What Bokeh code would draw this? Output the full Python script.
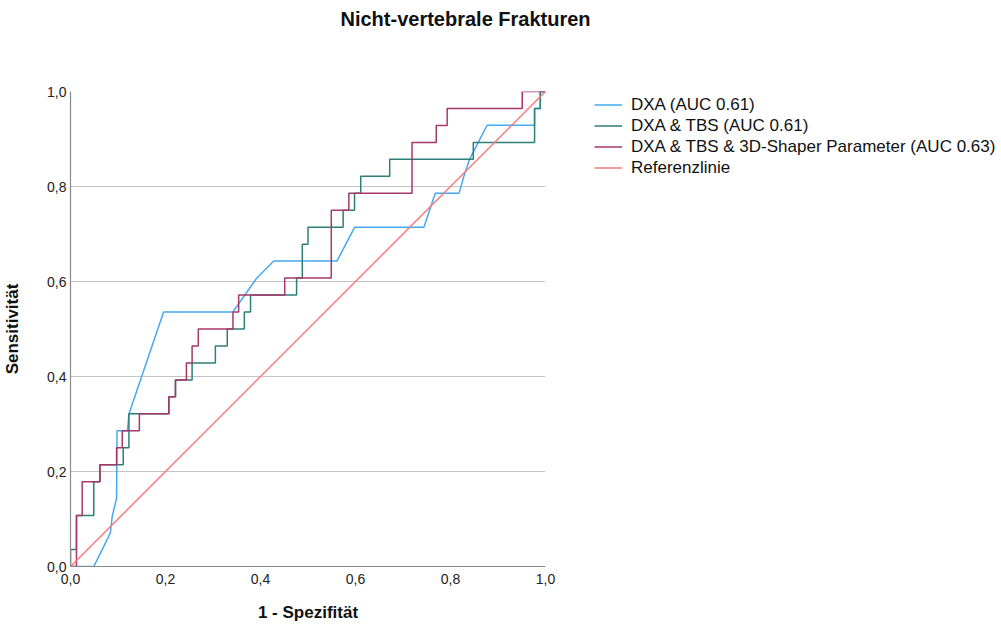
from bokeh.plotting import figure
from bokeh.models import Legend, LegendItem, Title, CustomJSTickFormatter, FixedTicker, Range1d
from bokeh.embed import file_html
from bokeh.resources import INLINE

N_POS = 28  # number of positive cases (sensitivity steps of 1/28)

title_text = "Nicht-vertebrale Frakturen"
x_label = "1 - Spezifität"
y_label = "Sensitivität"
series_names = [
    "DXA (AUC 0.61)",
    "DXA & TBS (AUC 0.61)",
    "DXA & TBS & 3D-Shaper Parameter (AUC 0.63)",
    "Referenzlinie",
]
ticks = [0.0, 0.2, 0.4, 0.6, 0.8, 1.0]

dxa_x = [0, 0.049, 0.067, 0.084, 0.088, 0.097, 0.098, 0.12, 0.123, 0.196, 0.342, 0.392,
         0.428, 0.561, 0.598, 0.744, 0.768, 0.818, 0.828, 0.84, 0.877, 0.977, 0.977,
         0.989, 0.989, 1.0]
dxa_y = [0, 0, 0.036, 0.071, 0.107, 0.143, 0.286, 0.286, 0.321, 0.536, 0.536, 0.607,
         0.643, 0.643, 0.714, 0.714, 0.786, 0.786, 0.821, 0.857, 0.929, 0.929, 0.964,
         0.964, 1.0, 1.0]

tbs_x = [0, 0, 0.0126, 0.0126, 0.049, 0.049, 0.062, 0.062, 0.111, 0.111, 0.123, 0.123,
         0.207, 0.207, 0.221, 0.221, 0.256, 0.256, 0.305, 0.305, 0.33, 0.33, 0.366,
         0.366, 0.379, 0.379, 0.476, 0.476, 0.488, 0.488, 0.50, 0.50, 0.574, 0.574,
         0.598, 0.598, 0.611, 0.611, 0.672, 0.672, 0.848, 0.848, 0.977, 0.977, 0.989,
         0.989, 1.0]
tbs_k = [0, 1, 1, 3, 3, 5, 5, 6, 6, 7, 7, 9, 9, 10, 10, 11, 11, 12, 12, 13, 13, 14, 14,
         15, 15, 16, 16, 17, 17, 19, 19, 20, 20, 21, 21, 22, 22, 23, 23, 24, 24, 25, 25,
         27, 27, 28, 28]

shp_x = [0, 0.0126, 0.0126, 0.0246, 0.0246, 0.062, 0.062, 0.097, 0.097, 0.109, 0.109,
         0.145, 0.145, 0.207, 0.207, 0.221, 0.221, 0.244, 0.244, 0.256, 0.256, 0.269,
         0.269, 0.342, 0.342, 0.354, 0.354, 0.451, 0.451, 0.549, 0.549, 0.586, 0.586,
         0.719, 0.719, 0.77, 0.77, 0.793, 0.793, 0.951, 0.951, 1.0]
shp_k = [0, 0, 3, 3, 5, 5, 6, 6, 7, 7, 8, 8, 9, 9, 10, 10, 11, 11, 12, 12, 13, 13, 14,
         14, 15, 15, 16, 16, 17, 17, 21, 21, 22, 22, 25, 25, 26, 26, 27, 27, 28, 28]

ref_x = [0, 1]
ref_y = [0, 1]

tbs_y = [k / N_POS for k in tbs_k]
shp_y = [k / N_POS for k in shp_k]

colors = ["#45A8F2", "#2E7F79", "#A6376B", "#F87A7A"]
FONT = "Liberation Sans"

p = figure(frame_width=475, frame_height=475, output_backend="svg", toolbar_location=None,
           x_range=Range1d(0, 1), y_range=Range1d(0, 1),
           min_border_left=62, min_border_right=445, min_border_top=91, min_border_bottom=40,
           background_fill_color="white", border_fill_color="white")
p.outline_line_color = None

# spacer panel between the frame and the title (keeps the title near the top edge)
p.add_layout(Title(text=" ", text_font_size="1px", standoff=52), "above")
p.add_layout(Title(text=title_text, align="left", offset=270, vertical_align="top",
                   text_font=FONT, text_font_style="bold", text_font_size="20px",
                   text_color="#111111", standoff=10), "above")

r_dxa = p.line(dxa_x, dxa_y, line_color=colors[0], line_width=1.5)
r_tbs = p.line(tbs_x, tbs_y, line_color=colors[1], line_width=1.5)
r_shp = p.line(shp_x, shp_y, line_color=colors[2], line_width=1.5)
r_ref = p.line(ref_x, ref_y, line_color=colors[3], line_width=1.5)

fmt = CustomJSTickFormatter(code="return tick.toFixed(1).replace('.', ',');")
for ax in (p.xaxis[0], p.yaxis[0]):
    ax.ticker = FixedTicker(ticks=ticks)
    ax.formatter = fmt
    ax.major_tick_line_color = None
    ax.minor_tick_line_color = None
    ax.major_tick_out = 0
    ax.major_tick_in = 0
    ax.minor_tick_out = 0
    ax.minor_tick_in = 0
    ax.axis_line_color = "#8a8a8a"
    ax.axis_line_width = 1.2
    ax.major_label_text_font = FONT
    ax.major_label_text_font_size = "14px"
    ax.major_label_text_color = "#222222"
    ax.axis_label_text_font = FONT
    ax.axis_label_text_font_style = "bold"
    ax.axis_label_text_font_size = "17px"
    ax.axis_label_text_color = "#111111"

p.xaxis.axis_label = x_label
p.yaxis.axis_label = y_label
p.xaxis.major_label_standoff = 7
p.yaxis.major_label_standoff = 4
p.xaxis.axis_label_standoff = 16
p.yaxis.axis_label_standoff = 22

p.xgrid.grid_line_color = None
p.ygrid.grid_line_color = "#c4c4c4"
p.ygrid.grid_line_width = 1.2
p.ygrid.ticker = FixedTicker(ticks=ticks)

legend = Legend(items=[LegendItem(label=series_names[0], renderers=[r_dxa]),
                       LegendItem(label=series_names[1], renderers=[r_tbs]),
                       LegendItem(label=series_names[2], renderers=[r_shp]),
                       LegendItem(label=series_names[3], renderers=[r_ref])],
                location=(49, 388))
legend.border_line_color = None
legend.background_fill_alpha = 0
legend.padding = 0
legend.margin = 0
legend.spacing = 0
legend.label_height = 21
legend.glyph_height = 21
legend.glyph_width = 28
legend.label_standoff = 9
legend.label_text_font = FONT
legend.label_text_font_size = "17px"
legend.label_text_color = "#111111"
p.add_layout(legend, "right")

open("out.html", "w").write(file_html(p, INLINE))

──────

YOUR INSTRUCTIONS: Give again, word for word, every line from the top of the data through the line with "0.964, 1.0, 1.0]", both ends included, and exclude the pictures.

TASK RESPONSE:
What Bokeh code would draw this? Output the full Python script.
from bokeh.plotting import figure
from bokeh.models import Legend, LegendItem, Title, CustomJSTickFormatter, FixedTicker, Range1d
from bokeh.embed import file_html
from bokeh.resources import INLINE

N_POS = 28  # number of positive cases (sensitivity steps of 1/28)

title_text = "Nicht-vertebrale Frakturen"
x_label = "1 - Spezifität"
y_label = "Sensitivität"
series_names = [
    "DXA (AUC 0.61)",
    "DXA & TBS (AUC 0.61)",
    "DXA & TBS & 3D-Shaper Parameter (AUC 0.63)",
    "Referenzlinie",
]
ticks = [0.0, 0.2, 0.4, 0.6, 0.8, 1.0]

dxa_x = [0, 0.049, 0.067, 0.084, 0.088, 0.097, 0.098, 0.12, 0.123, 0.196, 0.342, 0.392,
         0.428, 0.561, 0.598, 0.744, 0.768, 0.818, 0.828, 0.84, 0.877, 0.977, 0.977,
         0.989, 0.989, 1.0]
dxa_y = [0, 0, 0.036, 0.071, 0.107, 0.143, 0.286, 0.286, 0.321, 0.536, 0.536, 0.607,
         0.643, 0.643, 0.714, 0.714, 0.786, 0.786, 0.821, 0.857, 0.929, 0.929, 0.964,
         0.964, 1.0, 1.0]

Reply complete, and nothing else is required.